Este grupo se encontrará bajo una mayor presión en la próxima década, a medida que China pasa apuros para pasar del estatus de ingreso medio a alto. El crecimiento económico ya ha dado muestras de debilitarse en los últimos dos años y es inevitable que sea más modesto conforme madura su economía. La potencia industrial que el régimen ha creado desde 1978 ya no servirá para satisfacer las aspiraciones de su población. China ya produce unos seis a siete millones de graduados universitarios al año, cuyas perspectivas laborales son más sombrías que las de sus padres de la clase trabajadora. La brecha entre las expectativas que crecen con rapidez y la realidad decepcionante nunca fue tan amenazante como ahora y podría tener amplias consecuencias para la estabilidad del país.
Allí, como en otras partes del mundo en desarrollo, el ascenso de una nueva clase media pone de manifiesto el fenómeno descrito por el venezolano Moises Naím del Carnegie Endowment como el «fin del poder». Las clases medias estuvieron en la primera línea de la oposición a los abusos de poder, independientemente de que fueran cometidos por regímenes autoritarios o democráticos. El desafío para ellos es convertir sus movimientos de protesta en cambios políticos duraderos, expresados en la forma de nuevas instituciones y políticas. En América Latina, Chile ha tenido un excelente desempeño económico y democrático, pero en los últimos años hubo una explosión de manifestaciones estudiantiles que señalaron las fallas de su sistema de educación pública.
La nueva clase media no representa sólo un reto para los regímenes autoritarios o las democracias nuevas.
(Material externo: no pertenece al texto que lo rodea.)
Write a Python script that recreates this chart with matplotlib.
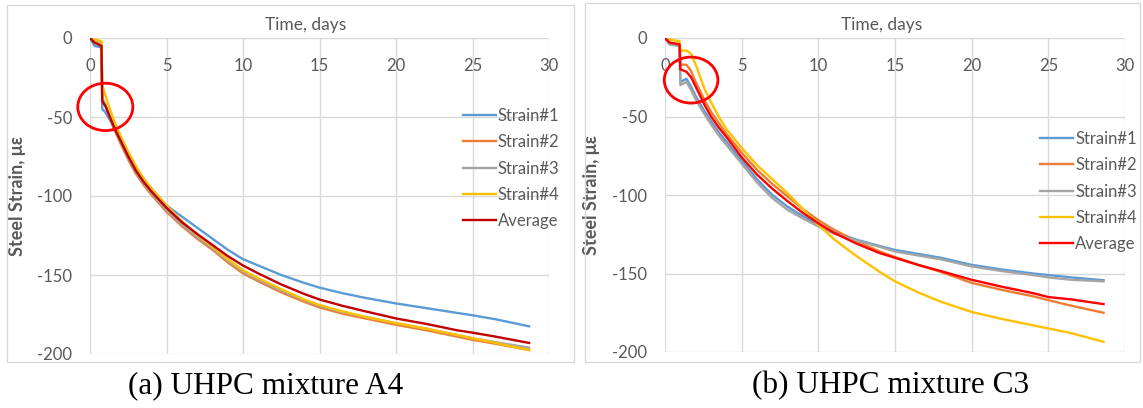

Ninguna democracia establecida debería creer que se puede dormir en los laureles, simplemente porque lleva a cabo elecciones y cuenta con líderes populares en las encuestas. La clase media impulsada por la tecnología exigirá mucho de sus políticos en todos lados.
EE.UU. y Europa atraviesan un crecimiento débil y un desempleo alto, que en países como España alcanza el 50%. En el mundo desarrollado, la generación mayor le ha fallado a la más joven al cargarla con pesadas deudas. Ningún político de EE.UU. o Europa debería pensar que está a salvo de lo que está sucediendo en las calles de Estambul o São Paulo.